How do you get your box spreader on and off every year and where do you store it? That's probably the biggest reason I don't have one yet. Don't you damn near need a crane to take it off and put it on.


----------



## JustJeff

No, it's not bad at all. I attach it to my little Kubota and pull it out onto these jigs that I built. Throw the cover over them and store them all summer like that off to the side in my driveway. Even without the tractor, two people can pull them out pretty easily. They slide right out.


----------



## SFCarmyvet

JustJeff said:


> No, it's not bad at all. I attach it to my little Kubota and pull it out onto these jigs that I built. Throw the cover over them and store them all summer like that off to the side in my driveway. Even without the tractor, two people can pull them out pretty easily. They slide right out.
> 
> View attachment 173552


That don't look too bad at all. Thanks for the pic


----------



## JMHConstruction

I've heard of guys using engine hoists to pull them out. That's my plan. Plan B is a little more inventive, but I have an idea if the hoist doesn't work.


----------



## FredG

JMHConstruction said:


> I've heard of guys using engine hoists to pull them out. That's my plan. Plan B is a little more inventive, but I have an idea if the hoist doesn't work.

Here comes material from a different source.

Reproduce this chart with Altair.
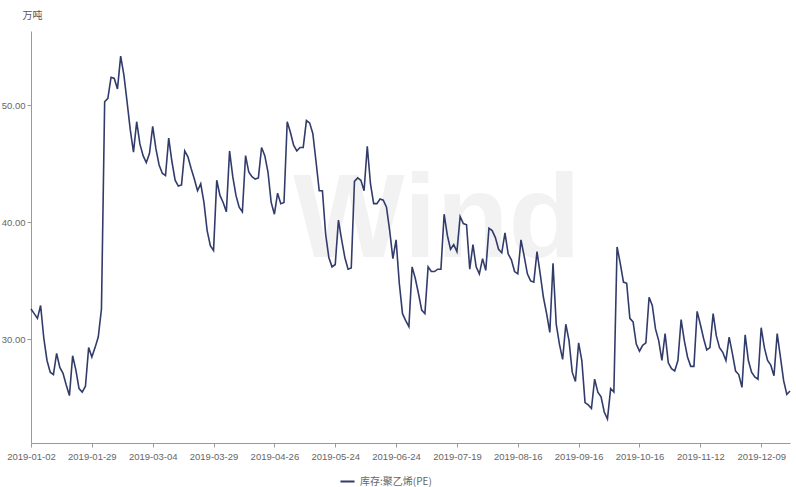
import altair as alt
import pandas as pd

series_name = "库存:聚乙烯(PE)"
unit_label = "万吨"
values = [32.6, 32.2, 31.8, 32.9, 30.1, 28.2, 27.2, 27.0, 28.8, 27.6, 27.1, 26.1, 25.2, 28.6, 27.4, 25.8, 25.5, 26.0, 29.3, 28.5,
          29.3, 30.2, 32.6, 50.3, 50.6, 52.4, 52.3, 51.4, 54.2, 52.6, 50.3, 47.9, 46.0, 48.6, 46.7, 45.7, 45.1, 45.9, 48.2, 46.3,
          44.9, 44.2, 44.0, 47.2, 45.2, 43.6, 43.1, 43.2, 46.1, 45.6, 44.6, 43.7, 42.7, 43.3, 41.7, 39.3, 38.0, 37.6, 43.6, 42.3,
          41.7, 40.9, 46.1, 43.9, 42.3, 41.3, 40.9, 45.7, 44.3, 43.9, 43.7, 43.8, 46.4, 45.7, 44.3, 41.7, 40.7, 42.5, 41.6, 41.7,
          48.6, 47.7, 46.6, 46.1, 46.4, 46.4, 48.7, 48.5, 47.6, 45.2, 42.7, 42.7, 39.0, 37.0, 36.2, 36.4, 40.2, 38.5, 37.0, 36.0,
          36.1, 43.5, 43.8, 43.6, 42.7, 46.5, 43.3, 41.6, 41.6, 42.0, 41.9, 41.3, 39.3, 36.9, 38.5, 34.8, 32.2, 31.6, 31.1, 36.2,
          35.2, 33.9, 32.5, 32.2, 36.2, 35.8, 35.8, 36.0, 36.0, 40.7, 38.9, 37.7, 38.1, 37.5, 40.5, 39.9, 39.8, 36.0, 38.1, 36.2,
          35.6, 36.9, 35.9, 39.5, 39.3, 38.7, 37.7, 37.4, 39.1, 37.3, 36.8, 35.8, 35.6, 38.5, 37.1, 35.6, 35.0, 34.9, 37.5, 35.6,
          33.6, 32.2, 30.6, 36.5, 31.3, 29.6, 28.3, 31.3, 29.9, 27.2, 26.4, 29.7, 28.2, 24.6, 24.4, 24.1, 26.6, 25.5, 25.1, 23.8,
          23.2, 25.8, 25.5, 37.9, 36.5, 34.9, 34.8, 31.8, 31.5, 29.6, 29.0, 29.5, 29.7, 33.6, 32.9, 30.9, 29.9, 28.2, 30.5, 28.0,
          27.5, 27.3, 28.2, 31.7, 29.9, 28.5, 27.7, 27.7, 32.4, 31.3, 30.1, 29.1, 29.3, 32.2, 30.3, 29.3, 28.9, 28.2, 30.2, 28.8,
          27.3, 27.0, 25.9, 30.4, 28.2, 27.2, 26.8, 26.6, 31.0, 29.3, 28.2, 27.8, 26.9, 30.5, 28.5, 26.5, 25.3, 25.6]
tick_labels = ["2019-01-02", "2019-01-29", "2019-03-04", "2019-03-29", "2019-04-26", "2019-05-24", "2019-06-24",
               "2019-07-19", "2019-08-16", "2019-09-16", "2019-10-16", "2019-11-12", "2019-12-09"]
tick_step = 19
y_ticks = [30, 40, 50]

df = pd.DataFrame({"idx": list(range(len(values))), "value": values, "series": series_name})
tick_vals = [i * tick_step for i in range(len(tick_labels))]
label_expr = "[" + ",".join('"%s"' % t for t in tick_labels) + "][round(datum.value/%d)]" % tick_step

FONT = "Noto Sans CJK SC"
NUMFONT = "Liberation Sans"
GRAY = "#666666"

watermark = alt.Chart(pd.DataFrame({"t": ["Wind"]})).mark_text(
    fontSize=118, fontWeight="bold", color="#f2f2f2", font="Liberation Sans", align="center", baseline="middle"
).encode(text="t:N", x=alt.value(406), y=alt.value(191))

line = alt.Chart(df).mark_line(strokeWidth=1.6, interpolate="linear").encode(
    x=alt.X("idx:Q", scale=alt.Scale(domain=[0, len(values) - 1], nice=False, zero=False),
            axis=alt.Axis(values=tick_vals, labelExpr=label_expr, title=None, grid=False,
                          labelOverlap=False, labelFlush=False, labelBound=False,
                          domainColor="#999999", tickColor="#999999", tickSize=4,
                          labelColor=GRAY, labelFontSize=9.5, labelFont=NUMFONT, labelPadding=4)),
    y=alt.Y("value:Q", scale=alt.Scale(domain=[21.15, 56.35], nice=False, zero=False),
            axis=alt.Axis(values=y_ticks, format=".2f", grid=False, title=unit_label,
                          titleAngle=0, titleX=1, titleY=-16, titleAlign="center", titleBaseline="middle",
                          titleFontSize=10, titleFontWeight="normal", titleColor="#555555", titleFont=FONT,
                          domainColor="#999999", tickColor="#999999", tickSize=4,
                          labelColor=GRAY, labelFontSize=9.5, labelFont=NUMFONT, labelPadding=2)),
    color=alt.Color("series:N", scale=alt.Scale(range=["#323c6b"]),
                    legend=alt.Legend(title=None, orient="none", legendX=308, legendY=442,
                                      symbolType="stroke", symbolStrokeWidth=2, symbolSize=200,
                                      labelFont=FONT, labelFontSize=10, labelColor=GRAY)),
)

chart = alt.layer(watermark, line).properties(
    width=759, height=412,
    padding={"left": 31, "top": 31, "right": 6, "bottom": 44},
    autosize=alt.AutoSizeParams(type="none"),
    background="white",
).configure_view(stroke=None)

chart.save("out.html", embed_options={"renderer": "svg", "actions": False})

I never loaded that way but sounds good to me.


----------



## leigh

If your using bags and bidding against guys that use bulk you'll lose every bid.If you include salt into plow price limit it to salt at time of plowing,anything more is an extra charge. I could salt all your lots at your salt only price and get rich lol. I would salt lot in 10 minutes with 25$ of bulk salt.Its a challenge find a profitable niche.


----------



## JustJeff

JMHConstruction said:


> I've heard of guys using engine hoists to pull them out. That's my plan. Plan B is a little more inventive, but I have an idea if the hoist doesn't work.


An engine hoist really isn't needed, believe me. Even one person can usually slide one out.


----------



## JMHConstruction

JustJeff said:


> An engine hoist really isn't needed, believe me. Even one person can usually slide one out.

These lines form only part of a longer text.